Repeat the lines below exactly as they appear, but leave out the images.

### [Source data]
==*==

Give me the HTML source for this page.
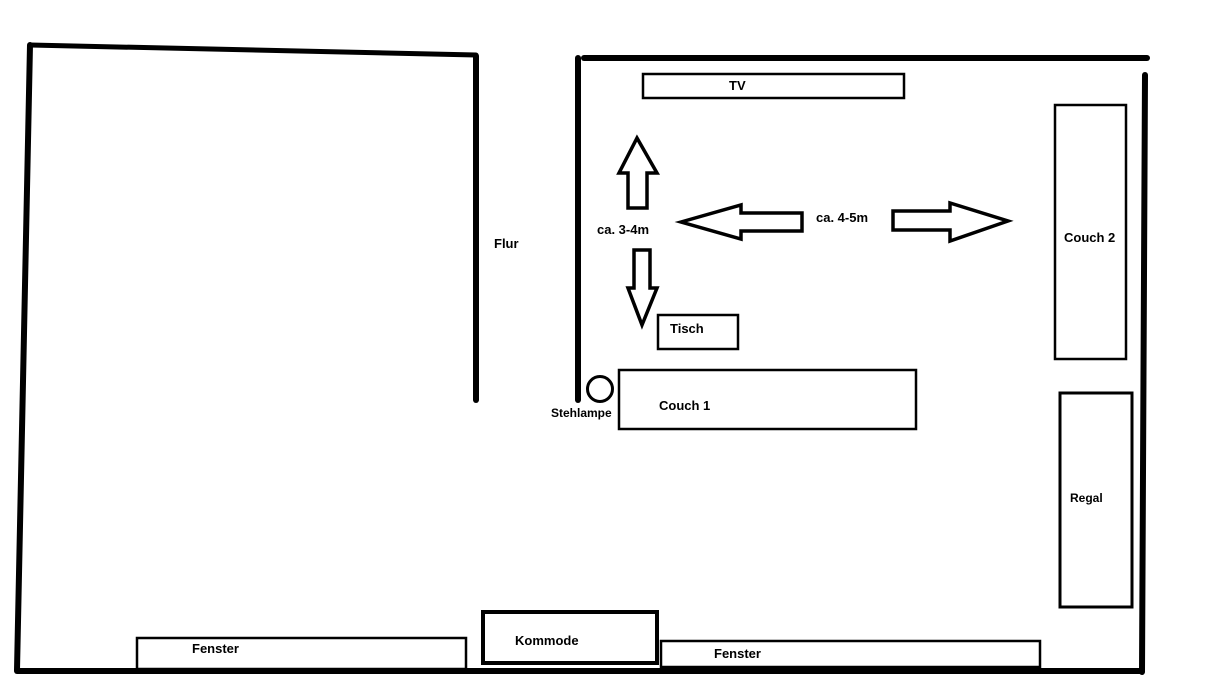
<!DOCTYPE html>
<html><head><meta charset="utf-8"><style>
html,body{margin:0;padding:0;background:#fff;}
svg{display:block;}
text{font-family:"Liberation Sans",sans-serif;font-weight:bold;font-size:13px;fill:#000;}
</style></head><body>
<svg width="1216" height="685" viewBox="0 0 1216 685" xmlns="http://www.w3.org/2000/svg">
<g stroke="#000" stroke-linecap="round" fill="none">
<line x1="30" y1="45" x2="17" y2="670" stroke-width="6"/>
<line x1="30" y1="45" x2="476" y2="55" stroke-width="5"/>
<line x1="476" y1="56" x2="476" y2="400" stroke-width="6"/>
<line x1="578" y1="58" x2="578" y2="400" stroke-width="6"/>
<line x1="584" y1="58" x2="1147" y2="58" stroke-width="6"/>
<line x1="1145" y1="75" x2="1142" y2="672" stroke-width="6"/>
<line x1="17" y1="671" x2="1140" y2="671" stroke-width="6"/>
</g>
<g stroke="#000" fill="none" stroke-width="2.5">
<rect x="643" y="74" width="261" height="24"/>
<rect x="1055" y="105" width="71" height="254"/>
<rect x="1060" y="393" width="72" height="214" stroke-width="3"/>
<rect x="658" y="315" width="80" height="34"/>
<rect x="619" y="370" width="297" height="59"/>
<circle cx="600" cy="389" r="12.5" stroke-width="3"/>
<rect x="137" y="638" width="329" height="31"/>
<rect x="483" y="612" width="174" height="51" stroke-width="4"/>
<rect x="661" y="641" width="379" height="26"/>
<polygon stroke-width="3.5" points="637,138 657,173 647,173 647,208 628,208 628,173 619,173"/>
<polygon stroke-width="3.5" points="634,250 650,250 650,288 657,288 642,325 628,288 634,288"/>
<polygon stroke-width="3.5" points="681,222 741,205 741,213 802,213 802,231 741,231 741,239"/>
<polygon stroke-width="3.5" points="1008,221 950,241 950,230 893,230 893,211 950,211 950,203"/>
</g>
<text x="729" y="90">TV</text>
<text x="494" y="248">Flur</text>
<text x="597" y="234">ca. 3-4m</text>
<text x="816" y="222">ca. 4-5m</text>
<text x="1064" y="242">Couch 2</text>
<text x="670" y="333">Tisch</text>
<text x="659" y="410">Couch 1</text>
<text x="551" y="417" style="font-size:12px">Stehlampe</text>
<text x="1070" y="502" style="font-size:12px">Regal</text>
<text x="192" y="653">Fenster</text>
<text x="515" y="645">Kommode</text>
<text x="714" y="658">Fenster</text>
</svg>
</body></html>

==*==

### [Answer below]
Give me the HTML source for this page.
<!DOCTYPE html>
<html><head><meta charset="utf-8"><style>
html,body{margin:0;padding:0;background:#fff;}
svg{display:block;}
text{font-family:"Liberation Sans",sans-serif;font-weight:bold;font-size:13px;fill:#000;}
</style></head><body>
<svg width="1216" height="685" viewBox="0 0 1216 685" xmlns="http://www.w3.org/2000/svg">
<g stroke="#000" stroke-linecap="round" fill="none">
<line x1="30" y1="45" x2="17" y2="670" stroke-width="6"/>
<line x1="30" y1="45" x2="476" y2="55" stroke-width="5"/>
<line x1="476" y1="56" x2="476" y2="400" stroke-width="6"/>
<line x1="578" y1="58" x2="578" y2="400" stroke-width="6"/>
<line x1="584" y1="58" x2="1147" y2="58" stroke-width="6"/>
<line x1="1145" y1="75" x2="1142" y2="672" stroke-width="6"/>
<line x1="17" y1="671" x2="1140" y2="671" stroke-width="6"/>
</g>
<g stroke="#000" fill="none" stroke-width="2.5">
<rect x="643" y="74" width="261" height="24"/>
<rect x="1055" y="105" width="71" height="254"/>
<rect x="1060" y="393" width="72" height="214" stroke-width="3"/>
<rect x="658" y="315" width="80" height="34"/>
<rect x="619" y="370" width="297" height="59"/>
<circle cx="600" cy="389" r="12.5" stroke-width="3"/>
<rect x="137" y="638" width="329" height="31"/>
<rect x="483" y="612" width="174" height="51" stroke-width="4"/>
<rect x="661" y="641" width="379" height="26"/>
<polygon stroke-width="3.5" points="637,138 657,173 647,173 647,208 628,208 628,173 619,173"/>
<polygon stroke-width="3.5" points="634,250 650,250 650,288 657,288 642,325 628,288 634,288"/>
<polygon stroke-width="3.5" points="681,222 741,205 741,213 802,213 802,231 741,231 741,239"/>
<polygon stroke-width="3.5" points="1008,221 950,241 950,230 893,230 893,211 950,211 950,203"/>
</g>
<text x="729" y="90">TV</text>
<text x="494" y="248">Flur</text>
<text x="597" y="234">ca. 3-4m</text>
<text x="816" y="222">ca. 4-5m</text>
<text x="1064" y="242">Couch 2</text>
<text x="670" y="333">Tisch</text>
<text x="659" y="410">Couch 1</text>
<text x="551" y="417" style="font-size:12px">Stehlampe</text>
<text x="1070" y="502" style="font-size:12px">Regal</text>
<text x="192" y="653">Fenster</text>
<text x="515" y="645">Kommode</text>
<text x="714" y="658">Fenster</text>
</svg>
</body></html>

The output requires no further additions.